_Task instructions_
Each entry below must be repeated exactly, with pictures left out.

_Excerpted records_
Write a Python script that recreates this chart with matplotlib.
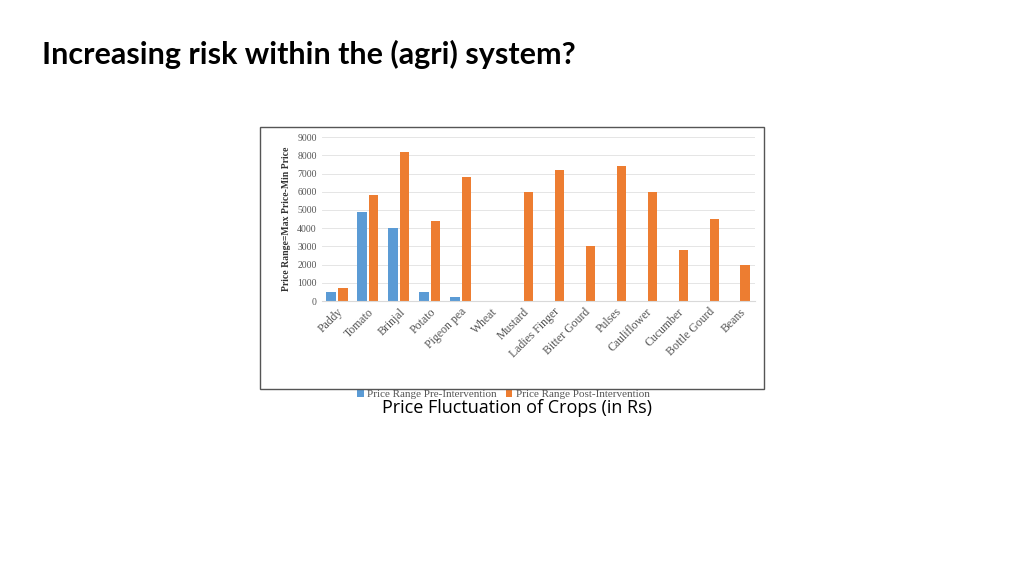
import matplotlib.pyplot as plt
import numpy as np
from matplotlib.patches import Rectangle

crops = ["Paddy", "Tomato", "Brinjal", "Potato", "Pigeon pea", "Wheat", "Mustard",
         "Ladies Finger", "Bitter Gourd", "Pulses", "Cauliflower", "Cucumber",
         "Bottle Gourd", "Beans"]
pre = [500, 4900, 4000, 500, 200, 0, 0, 0, 0, 0, 0, 0, 0, 0]
post = [700, 5800, 8200, 4400, 6800, 0, 6000, 7200, 3000, 7400, 6000, 2800, 4500, 2000]

fig = plt.figure(figsize=(10.24, 5.75), dpi=100)
fig.text(0.041, 0.905, "Increasing risk within the (agri) system?", fontsize=22,
         fontweight="bold", family="Lato", va="center")
fig.text(0.505, 0.29, "Price Fluctuation of Crops (in Rs)", fontsize=13,
         family="Open Sans", ha="center", va="center")

# chart border
fig.patches.append(Rectangle((260 / 1024, 1 - 389 / 575), 504 / 1024, 262 / 575,
                             transform=fig.transFigure, fill=False,
                             edgecolor="#555555", linewidth=1))

ax = fig.add_axes([0.314, 0.4765, 0.423, 0.285])
x = np.arange(len(crops))
w = 0.3
ax.bar(x - 0.19, pre, w, color="#5b9bd5", label="Price Range Pre-Intervention")
ax.bar(x + 0.19, post, w, color="#ed7d31", label="Price Range Post-Intervention")
ax.set_ylim(0, 9000)
ax.set_xlim(-0.5, len(crops) - 0.5)
ax.set_yticks(range(0, 9001, 1000))
ax.set_xticks(x)
ax.set_xticklabels(crops, rotation=45, ha="right", rotation_mode="anchor")
for lab in ax.get_xticklabels() + ax.get_yticklabels():
    lab.set_family("Liberation Serif")
    lab.set_color("#555555")
ax.tick_params(axis="x", labelsize=8.5, length=0)
ax.tick_params(axis="y", labelsize=7, length=0)
ax.grid(axis="y", color="#e5e5e5", linewidth=0.7)
ax.set_axisbelow(True)
for s in ["top", "right", "left"]:
    ax.spines[s].set_visible(False)
ax.spines["bottom"].set_color("#d9d9d9")
ax.set_ylabel("Price Range=Max Price-Min Price", family="Liberation Serif",
              fontsize=7, fontweight="bold", color="#333333")
ax.legend(loc="center", bbox_to_anchor=(0.42, -0.57), ncol=2, frameon=False,
          prop={"family": "Liberation Serif", "size": 8}, handlelength=0.6,
          handleheight=0.6, columnspacing=0.8, handletextpad=0.3,
          labelcolor="#555555")

fig.savefig("out.png", dpi=100)
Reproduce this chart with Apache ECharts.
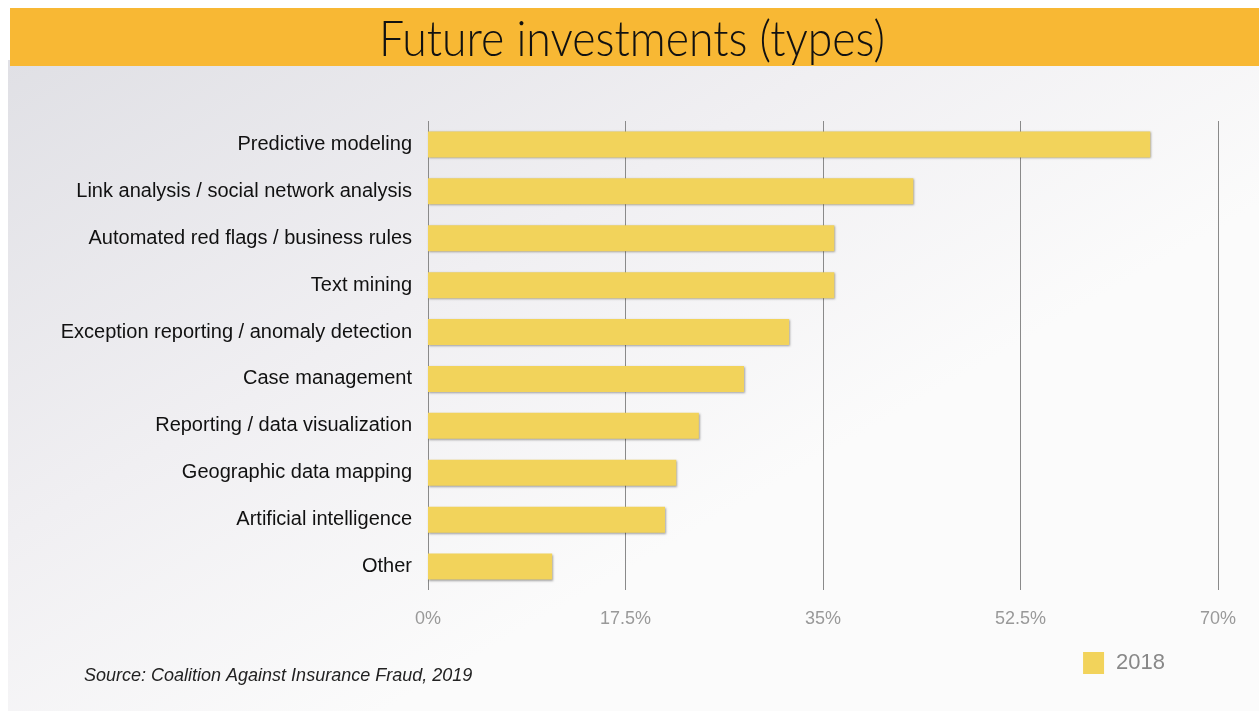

_Answer to the task_
Write a Python script that recreates this chart with matplotlib.
import matplotlib.pyplot as plt
import numpy as np
from matplotlib.patches import Rectangle

crops = ["Paddy", "Tomato", "Brinjal", "Potato", "Pigeon pea", "Wheat", "Mustard",
         "Ladies Finger", "Bitter Gourd", "Pulses", "Cauliflower", "Cucumber",
         "Bottle Gourd", "Beans"]
pre = [500, 4900, 4000, 500, 200, 0, 0, 0, 0, 0, 0, 0, 0, 0]
post = [700, 5800, 8200, 4400, 6800, 0, 6000, 7200, 3000, 7400, 6000, 2800, 4500, 2000]

fig = plt.figure(figsize=(10.24, 5.75), dpi=100)
fig.text(0.041, 0.905, "Increasing risk within the (agri) system?", fontsize=22,
         fontweight="bold", family="Lato", va="center")
fig.text(0.505, 0.29, "Price Fluctuation of Crops (in Rs)", fontsize=13,
         family="Open Sans", ha="center", va="center")

# chart border
fig.patches.append(Rectangle((260 / 1024, 1 - 389 / 575), 504 / 1024, 262 / 575,
                             transform=fig.transFigure, fill=False,
                             edgecolor="#555555", linewidth=1))

ax = fig.add_axes([0.314, 0.4765, 0.423, 0.285])
x = np.arange(len(crops))
w = 0.3
ax.bar(x - 0.19, pre, w, color="#5b9bd5", label="Price Range Pre-Intervention")
ax.bar(x + 0.19, post, w, color="#ed7d31", label="Price Range Post-Intervention")
ax.set_ylim(0, 9000)
ax.set_xlim(-0.5, len(crops) - 0.5)
ax.set_yticks(range(0, 9001, 1000))
ax.set_xticks(x)
ax.set_xticklabels(crops, rotation=45, ha="right", rotation_mode="anchor")
for lab in ax.get_xticklabels() + ax.get_yticklabels():
    lab.set_family("Liberation Serif")
    lab.set_color("#555555")
ax.tick_params(axis="x", labelsize=8.5, length=0)
ax.tick_params(axis="y", labelsize=7, length=0)
ax.grid(axis="y", color="#e5e5e5", linewidth=0.7)
ax.set_axisbelow(True)
for s in ["top", "right", "left"]:
    ax.spines[s].set_visible(False)
ax.spines["bottom"].set_color("#d9d9d9")
ax.set_ylabel("Price Range=Max Price-Min Price", family="Liberation Serif",
              fontsize=7, fontweight="bold", color="#333333")
ax.legend(loc="center", bbox_to_anchor=(0.42, -0.57), ncol=2, frameon=False,
          prop={"family": "Liberation Serif", "size": 8}, handlelength=0.6,
          handleheight=0.6, columnspacing=0.8, handletextpad=0.3,
          labelcolor="#555555")

fig.savefig("out.png", dpi=100)
Reproduce this chart with Apache ECharts.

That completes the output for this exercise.